Guidance from Whitehall allows for individuals without qualified teacher status to take on supply work. But regulations also call for relevant alternative experience: “Schools should ensure that supply teachers have the necessary expertise to meet their pupils’ needs,” says the Department for Education.
“Schools will wish to be clear about the basis on which the supply teacher is being employed: whether as a qualified teacher, as an instructor with special qualifications, or as a foreign-trained supply teacher.”
But James Williams, PGCE programme convener at the University of Sussex, questions whether such definitions would include trainee teachers.
“What are the specialist qualifications undergraduates have?” he asks.
“It’s fine for them to work as teaching assistants, but if they are given sole responsibility for a class, you’re on shaky ground.
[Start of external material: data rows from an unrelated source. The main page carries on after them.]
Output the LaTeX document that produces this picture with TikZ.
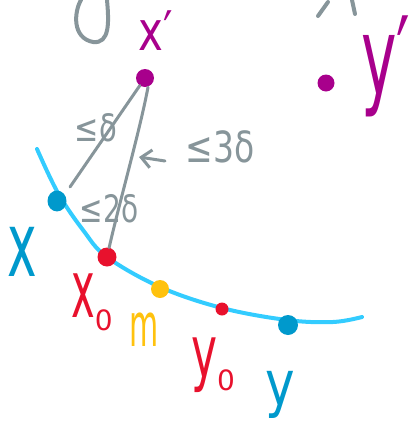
\documentclass[tikz,border=0pt]{standalone}
\usepackage{fontspec}
\usepackage{graphicx}
\setmainfont{DejaVu Sans}
\usetikzlibrary{arrows.meta}
\definecolor{pen}{HTML}{87959A}
\definecolor{mag}{HTML}{A8008C}
\definecolor{curveblue}{HTML}{33CCFF}
\definecolor{dotblue}{HTML}{0099CC}
\definecolor{penred}{HTML}{E8112D}
\definecolor{penyellow}{HTML}{FFC20E}
\newcommand\tallglyph[2]{\scalebox{1}[#1]{#2}}
\begin{document}
\begin{tikzpicture}[x=1pt,y=-1pt,
  dot/.style={circle,inner sep=0pt,minimum size=#1},
  stroke/.style={line width=4pt,line cap=round,line join=round},
  lbl/.style={inner sep=0pt,font=\fontsize{#1}{#1}\selectfont},
  grayline/.style={draw=pen,line width=3pt,line cap=round}]
\useasboundingbox (0,0) rectangle (414,421);
% cropped gray strokes at the top
\draw[grayline,line width=4pt] (81,0) .. controls (74,12) and (72,38) .. (93,42) .. controls (110,44) and (109,22) .. (107,0);
\draw[grayline,line width=4pt] (318,16) -- (328,2);
\draw[grayline,line width=4pt] (352,0) -- (355,14);
% curve
\draw[curveblue,stroke] plot[smooth,tension=0.6] coordinates {(37,149) (58,193) (83,230) (107,257) (160,287) (222,308) (287,320) (333,322) (362,317)};
% dots
\node[dot=18pt,fill=mag] (xp) at (145,78) {};
\node[dot=17pt,fill=mag] (yp) at (326,83) {};
\node[dot=19pt,fill=dotblue,yscale=1.1] (x) at (57,201) {};
\node[dot=19pt,fill=penred] (x0) at (107,257) {};
\node[dot=18pt,fill=penyellow] (m) at (160,289) {};
\node[dot=13pt,fill=penred] (y0) at (222,309) {};
\node[dot=20pt,fill=dotblue] (y) at (288,325) {};
% connectors
\coordinate (c1) at (70,187);
\draw[grayline] (xp) -- (c1);
\draw[grayline] ([xshift=3pt]xp.south) .. controls (140,130) and (120,200) .. (x0);
% labels
\node[lbl=42,text=mag] (lxp) at (156,31) {\tallglyph{1.3}{x′}};
\node[lbl=60,text=mag] (lyp) at (386,66) {\tallglyph{1.8}{y′}};
\node[lbl=29,text=pen] (ld) at (96,128) {\tallglyph{1.3}{≤δ}};
\coordinate (at) at (165,161);
\coordinate (ah) at (139,157);
\draw[grayline,-{Straight Barb[length=10pt,width=18pt]}] (at) -- (ah);
\node[lbl=33,text=pen] (l3d) at (220,147) {\tallglyph{1.3}{≤3δ}};
\node[lbl=28,text=pen] (l2d) at (109,209) {\tallglyph{1.35}{≤2δ}};
\node[lbl=50,text=dotblue] (lx) at (22,252) {\tallglyph{1.8}{x}};
\node[lbl=40,text=penred,anchor=base west] (lx0) at (71,317) {\tallglyph{2}{x}\raisebox{-13pt}{\fontsize{28}{28}\selectfont 0}};
\node[lbl=30,text=penyellow] (lm) at (144,330) {\tallglyph{2}{m}};
\node[lbl=44,text=penred,anchor=base west] (ly0) at (191,377) {\tallglyph{1.65}{y}\raisebox{-13pt}{\fontsize{28}{28}\selectfont 0}};
\node[lbl=50,text=dotblue] (ly) at (280,395) {\tallglyph{1.25}{y}};
\end{tikzpicture}
\end{document}
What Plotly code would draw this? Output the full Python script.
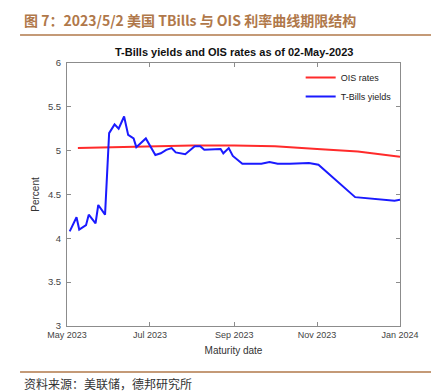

If the only special qualifications needed are A-levels, why do we bother having a degree-entry profession?”
Trainee teachers, he adds, receive mentoring and guidance in the classroom.
But, if they are working part-time as unsupported supply staff, it may encourage senior management to leave them unsupervised.
PGCE students, who often work five days a week on teaching practice, have little time to take on additional supply work. But the agency will have considerable appeal to undergraduates.
John Howson, TES’s teacher recruitment expert, asks: “Will they be willing to take 18-year-olds, if there is no-one else? Is there any quality control?”
Dave Kitt, managing director of Tangram Supply, insists that final-year undergraduates often make more effective teachers than graduates without qualified teaching status.
“In an ideal world, all teachers would have QTS,” he says. “But student teachers have a clear understanding of national curriculum objectives and the demands of numeracy and literacy hours. They’re young and they’re enthusiastic. We allow them to try out different schools and different key stages. If it didn’t work, students wouldn’t do it and schools wouldn’t do it.”